This Stage flags tokens that are matched to Stop-Words. The flagged tokens will be skipped in subsequent stages (if so indicated on the configuration).
Operates On: Lexical Items with TOKEN and possibly other flags as specified below.
caseInsensitive ( type=boolean | default=true | optional ) - If true, all stop words and tokens will be processed as case insensitive.
stopWords ( type=string
| optional
)
- The resource containing the list of stop words. Or the direct list of stop words
Default list of stop words
a, an, and, are, as, at, be, but, by, for, if, in, into, is, it, no, not, of, on, or, such, that, the, their, then, there, these, they, this, to, was, will, with
"caseInsensitive" : true, "stopWords" : "words-provider:stop_words"

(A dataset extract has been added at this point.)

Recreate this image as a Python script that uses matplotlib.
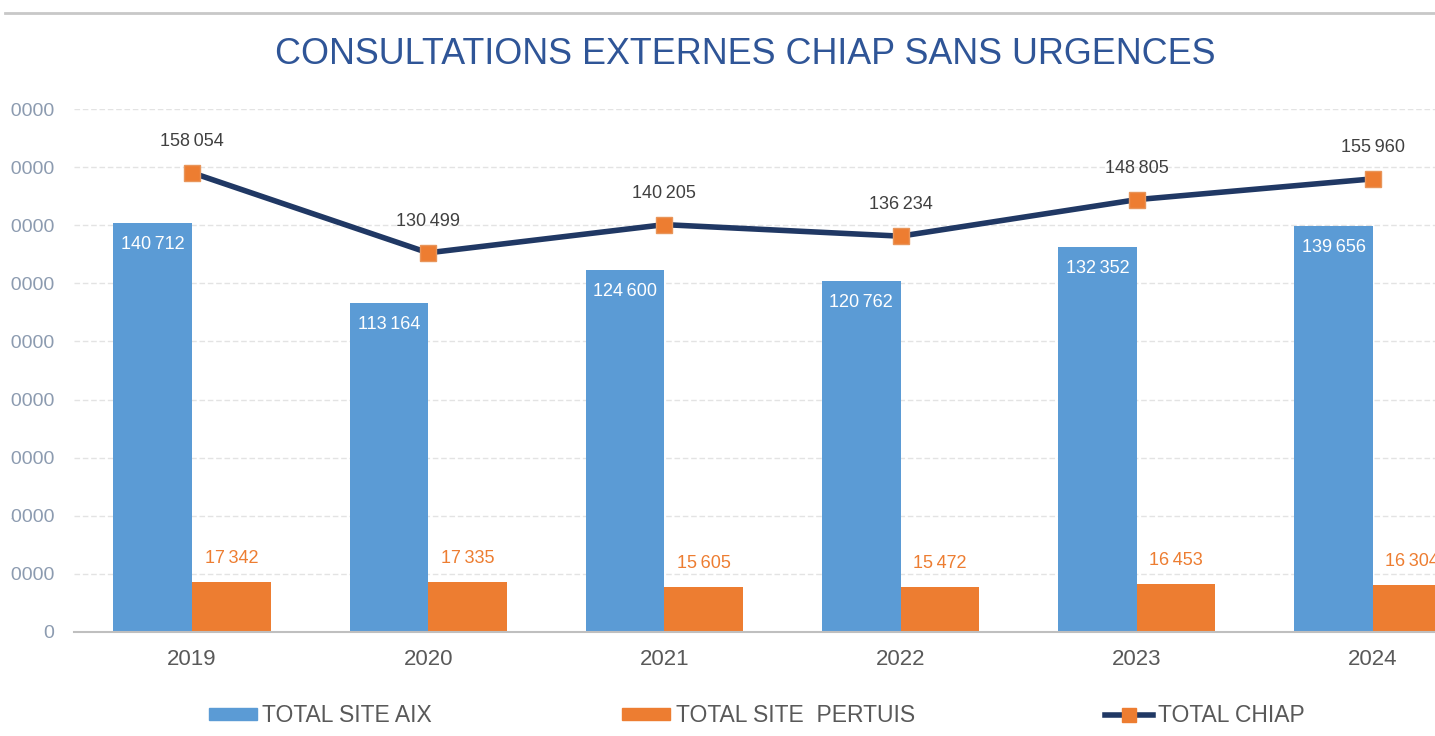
import matplotlib
matplotlib.use("Agg")
import matplotlib.pyplot as plt
from matplotlib.lines import Line2D
from matplotlib.patches import Patch, Rectangle
import numpy as np

plt.rcParams['font.family'] = ['Liberation Sans', 'DejaVu Sans']

years = ["2019", "2020", "2021", "2022", "2023", "2024"]
aix = [140712, 113164, 124600, 120762, 132352, 139656]
pertuis = [17342, 17335, 15605, 15472, 16453, 16304]
chiap = [158054, 130499, 140205, 136234, 148805, 155960]
yticks = [0, 20000, 40000, 60000, 80000, 100000, 120000, 140000, 160000, 180000]

BLUE = "#5B9BD5"
ORANGE = "#ED7D31"
NAVY = "#203864"
TICKC = "#8C9BB0"
GRAYTXT = "#595959"

def fmt(v):
    return "{:,}".format(v).replace(",", "\u2009")

W, H = 1435, 736
fig = plt.figure(figsize=(W / 100, H / 100), dpi=100)
ax = fig.add_axes([74 / W, (H - 632) / H, 1417 / W, 523 / H])

x = np.arange(len(years))
bw = 0.333
ax.bar(x - bw / 2, aix, width=bw, color=BLUE, zorder=2)
ax.bar(x + bw / 2, pertuis, width=bw, color=ORANGE, zorder=2)
ax.plot(x, chiap, color=NAVY, lw=4, marker="s", ms=12, mfc=ORANGE, mec="#E8955A",
        mew=1, zorder=4, solid_capstyle="round")

for i in range(len(years)):
    ax.text(x[i] - bw / 2, aix[i] - 7300, fmt(aix[i]), ha="center", va="center",
            color="white", fontsize=13, zorder=5)
    ax.text(x[i] + bw / 2, pertuis[i] + 8000, fmt(pertuis[i]), ha="center", va="center",
            color=ORANGE, fontsize=13, zorder=5)
    ax.text(x[i], chiap[i] + 10800, fmt(chiap[i]), ha="center", va="center",
            color="#404040", fontsize=13, zorder=5)

ax.set_xlim(-0.5, len(years) - 0.5)
ax.set_ylim(0, 180000)
ax.set_yticks(yticks)
ax.set_yticklabels([str(v) for v in yticks])
ax.set_xticks(x)
ax.set_xticklabels(years)
ax.tick_params(axis="y", length=0, pad=14, labelsize=14, labelcolor=TICKC)
ax.tick_params(axis="x", length=0, pad=12, labelsize=16, labelcolor=GRAYTXT)
ax.grid(axis="y", color="#E3E3E3", lw=1, ls=(0, (4, 2)), zorder=0)
for s in ["top", "right", "left"]:
    ax.spines[s].set_visible(False)
ax.spines["bottom"].set_color("#BFBFBF")
ax.spines["bottom"].set_linewidth(1.5)

# white margin at the left edge (reference screenshot is cropped there)
fig.add_artist(Rectangle((0, (H - 650) / H), 11 / W, 560 / H, transform=fig.transFigure,
                         facecolor="white", edgecolor="none", zorder=10))

fig.text(745 / W, 1 - 55 / H, "CONSULTATIONS EXTERNES CHIAP SANS URGENCES",
         ha="center", va="center", color="#2F5597", fontsize=25.8)

fig.add_artist(Line2D([5 / W, 1], [1 - 13 / H, 1 - 13 / H], color="#C8C8C8", lw=2,
                      transform=fig.transFigure))

handles = [Patch(color=BLUE), Patch(color=ORANGE),
           Line2D([], [], color=NAVY, lw=4, marker="s", ms=10, mfc=ORANGE, mec=ORANGE)]
labels = ["TOTAL SITE AIX", "TOTAL SITE  PERTUIS", "TOTAL CHIAP"]
leg = fig.legend(handles, labels, ncol=3, loc="center", bbox_to_anchor=(757 / W, 1 - 716 / H),
                 frameon=False, fontsize=16.5, handlelength=2.1, handleheight=0.45,
                 handletextpad=0.22, columnspacing=8.3)
for t in leg.get_texts():
    t.set_color(GRAYTXT)

fig.savefig("out.png", dpi=100)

"caseInsensitive" : true, "stopWords" : ["a", "about", "above", "after", "again", "all", "am", "an", "and", "the", "i", "who", ...]
V--------------[A test to be skipped]--------------V ^--[A]--V--[test]--V--[to]--V--[be]--V--[skipped]--^ ^--[a]--^ Item [A] - [TOKEN, STOP_WORD ] Item [to] - [TOKEN, STOP_WORD ] Item [be] - [TOKEN, STOP_WORD ] Item [a] - [TOKEN, STOP_WORD ]
No vertices are created in this stage
The resource data will be a json file with an array of words in a field named stopWords.
"stopWords": ["a", "about", "above", "after", "again", "all", "am", "an", "and", "the", "i", "who", ...]